Compartment Number 6
Time Out says
A Finnish woman takes to the railroad in stark ’90s Russia in this affecting strangers-on-a-train tale
The charms of Compartment Number 6 keep growing the closer we travel to the Arctic Circle and the more the weather turns bitterly freezing (and we’re talking inaccessible roads, passing trains causing snow drifts to cover cars and winds like cheese graters). This seductive second film from Juho Kuosmanen, the director of 2016’s black-and-white boxing pic The Happiest Day in the Life of Olli Maki, sees a Finnish woman, Laura (Seidi Haarla), who’s at the fag end of a relationship with an older woman in Moscow, take a train alone to the arse end of frozen nowhere. Ostensibly, she’s off to see some ancient stone carvings, although this archaeology student doesn’t seem massively enthusiastic about her specialist form of tourism and is still chewing over what she’s left behind.

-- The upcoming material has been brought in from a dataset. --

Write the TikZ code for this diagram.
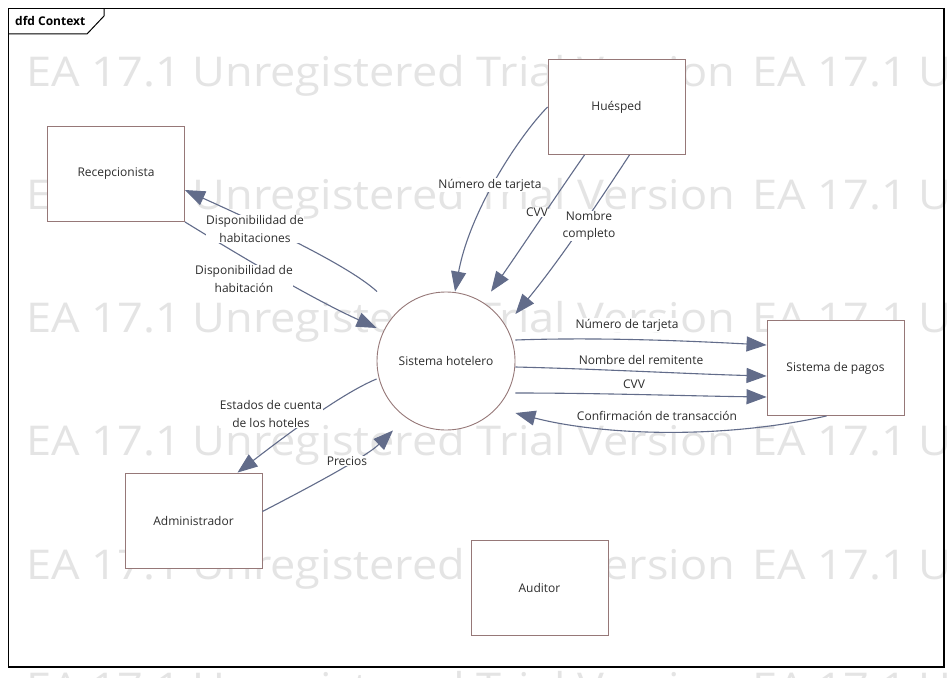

Before she leaves Moscow, Laura clearly feels on the edge of her lover’s cliquey friendship group and their in-the-know literary chat (one of them describes her to another as ‘the lodger’; in the next scene we see Laura in bed with her ‘landlady’). It’s time to reassess things. Once she’s on the train (and this is the sort of train trip that takes days not hours), Laura’s sleeper cabin companion, Ljoha (Yuriy Borisov), is the stuff of nightmares, especially for a woman travelling alone. A miner off to seek work in Murmansk, the same place Laura is also heading (to see those rocks), he’s drunk, aggressive and unpredictable, so much so that Laura hangs around other bits of the train just to avoid him. ‘All humans should be killed,’ he declares at one point. What a find.
It’s only after Laura has a sour on-train experience with a fellow Finn – a man superficially more trustworthy and more polished – that she and Ljoha begin to thaw in each other’s presence. An understanding begins to emerge, however unspoken, that they might both benefit from seeing the world a little differently. It’s part road movie, part opposites-attract sort-of-romance, part a portrait of Russia in the early post-Soviet days. The period details and atmosphere have an immersive feel, from the babushkas we see through the lens of the treasured video camera Laura carries with her everywhere and the gruff female train guard to the unforgiving landscapes of the north and the bottles of moonshine that some friendly townsfolk give her to drink en route.
A lot of the story beats are familiar from other similar tales: the need to hit the road to rediscover oneself; the surly stranger who offers more than you first imagine; the journey being the point not the destination. But the performances, the writing and the direction all conspire to make it feel fresh and specific, and as bleak as the settings may be, it has a delicious black comic streak and shares the buzz of personal re-awakening without ever feeling obvious or cheap. It turns out to be a beacon of warmth amid a frozen wasteland.